-- START OF Supplied material --

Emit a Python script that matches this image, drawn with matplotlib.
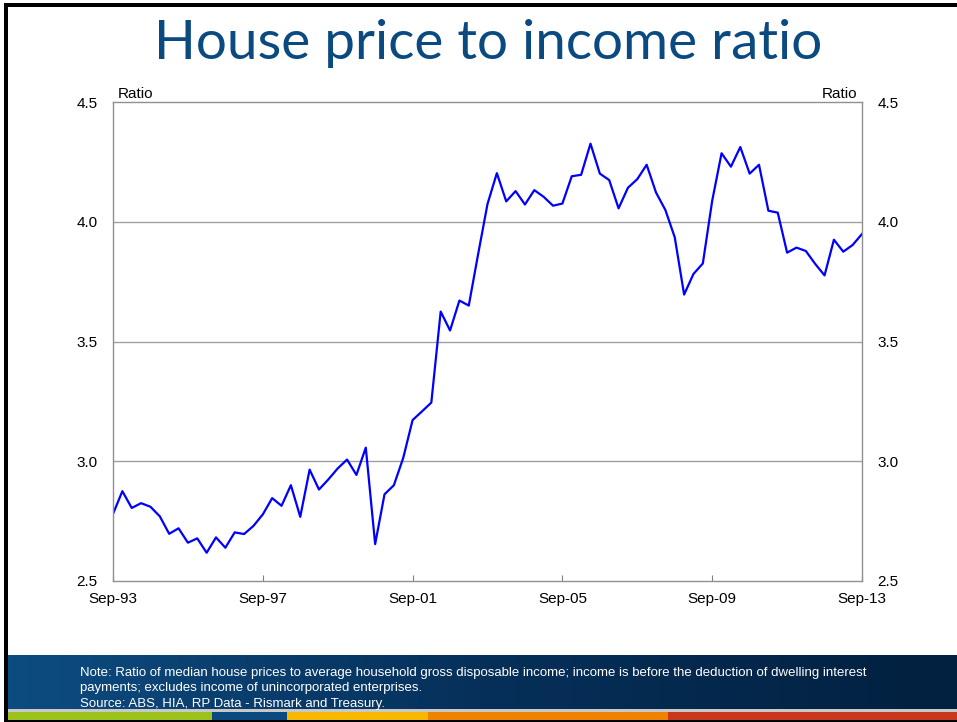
import numpy as np
import matplotlib
matplotlib.use('Agg')
import matplotlib.pyplot as plt
from matplotlib.patches import Rectangle
from matplotlib.colors import LinearSegmentedColormap

plt.rcParams['font.family'] = ['Liberation Sans', 'DejaVu Sans']

# ------------------------------------------------------------
# 데이터: 분기별 주택가격/소득 비율 (Sep-93 ~ Sep-13)
# ------------------------------------------------------------
ratio = [
    2.78, 2.875, 2.805, 2.825, 2.81, 2.77, 2.697, 2.72, 2.66, 2.678,
    2.618, 2.682, 2.639, 2.703, 2.696, 2.73, 2.778, 2.846, 2.814, 2.90,
    2.768, 2.965, 2.882, 2.924, 2.97, 3.007, 2.943, 3.057, 2.654, 2.862,
    2.90, 3.014, 3.172, 3.208, 3.245, 3.625, 3.546, 3.671, 3.65, 3.865,
    4.074, 4.203, 4.085, 4.128, 4.072, 4.132, 4.104, 4.067, 4.076, 4.19,
    4.196, 4.326, 4.201, 4.174, 4.056, 4.142, 4.178, 4.238, 4.122, 4.049,
    3.935, 3.696, 3.782, 3.826, 4.088, 4.286, 4.23, 4.312, 4.201, 4.238,
    4.046, 4.038, 3.871, 3.892, 3.878, 3.824, 3.776, 3.925, 3.875, 3.903,
    3.949,
]
quarters = np.arange(len(ratio))
xtick_labels = ['Sep-93', 'Sep-97', 'Sep-01', 'Sep-05', 'Sep-09', 'Sep-13']
yticks = [2.5, 3.0, 3.5, 4.0, 4.5]
strip_colors = ['#9bc31c', '#0a4a80', '#f9b800', '#ef8200', '#c8371e']
strip_edges = [8, 212, 287, 428, 668, 957]

title = 'House price to income ratio'
note = ('Note: Ratio of median house prices to average household gross disposable income; '
        'income is before the deduction of dwelling interest\n'
        'payments; excludes income of unincorporated enterprises.\n'
        'Source: ABS, HIA, RP Data - Rismark and Treasury.')

W, H = 957, 722
fig = plt.figure(figsize=(W / 100, H / 100), dpi=100)
fig.patch.set_facecolor('white')

# 배경 요소 (슬라이드 틀, 하단 밴드)
bg = fig.add_axes([0, 0, 1, 1])
bg.set_xlim(0, W)
bg.set_ylim(H, 0)
bg.axis('off')

cmap = LinearSegmentedColormap.from_list('band', ['#0d4c80', '#06305a', '#02203f'])
grad = np.linspace(0, 1, 256).reshape(1, -1)
bg.imshow(grad, extent=[8, W, 710, 655], cmap=cmap, aspect='auto')
bg.add_patch(Rectangle((8, 709), W, 2.5, color='#c8c8c8', lw=0))
for i, c in enumerate(strip_colors):
    bg.add_patch(Rectangle((strip_edges[i], 711.5), strip_edges[i + 1] - strip_edges[i], 8.5,
                           color=c, lw=0))
# 검은 테두리
bg.add_patch(Rectangle((4, 3), 4, 719, color='black', lw=0))
bg.add_patch(Rectangle((4, 3), W, 4, color='black', lw=0))
bg.add_patch(Rectangle((4, 720), W, 2, color='black', lw=0))

bg.text(488, 43, title, ha='center', va='center', fontsize=39.5,
        color='#0a4a80', family=['Lato', 'DejaVu Sans'])
bg.text(80, 667, note, ha='left', va='top', fontsize=9.5, color='white',
        linespacing=1.38)

# 메인 차트
left, right, top, bottom = 113, 862, 102, 581
ax = fig.add_axes([left / W, 1 - bottom / H, (right - left) / W, (bottom - top) / H])
ax.plot(quarters, ratio, color='#0000ff', lw=1.6)
ax.set_xlim(0, len(ratio) - 1)
ax.set_ylim(2.5, 4.5)
ax.set_xticks(np.arange(0, len(ratio), 16))
ax.set_xticklabels(xtick_labels, fontsize=11)
ax.set_yticks(yticks)
ax.set_yticklabels([f'{v:.1f}' for v in yticks], fontsize=11)
ax.tick_params(axis='x', direction='in', length=4, color='#808080', pad=8)
ax.tick_params(axis='y', length=0, pad=11, labelleft=True, labelright=True)
for s in ax.spines.values():
    s.set_color('#909090')
    s.set_linewidth(1)
for v in [3.0, 3.5, 4.0]:
    ax.axhline(v, color='#a0a0a0', lw=1, zorder=0)

ax.text(0.006, 1.002, 'Ratio', transform=ax.transAxes, ha='left', va='bottom', fontsize=11)
ax.text(0.994, 1.002, 'Ratio', transform=ax.transAxes, ha='right', va='bottom', fontsize=11)

fig.savefig('out.png', dpi=100)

-- END OF Supplied material --

What to do:
Every line from the top of the material above through the line with "plt.rcParams['font.family'] = ['Liberation" should be duplicated exactly, please; leave out the pictures.

Task output:
Emit a Python script that matches this image, drawn with matplotlib.
import numpy as np
import matplotlib
matplotlib.use('Agg')
import matplotlib.pyplot as plt
from matplotlib.patches import Rectangle
from matplotlib.colors import LinearSegmentedColormap

plt.rcParams['font.family'] = ['Liberation Sans', 'DejaVu Sans']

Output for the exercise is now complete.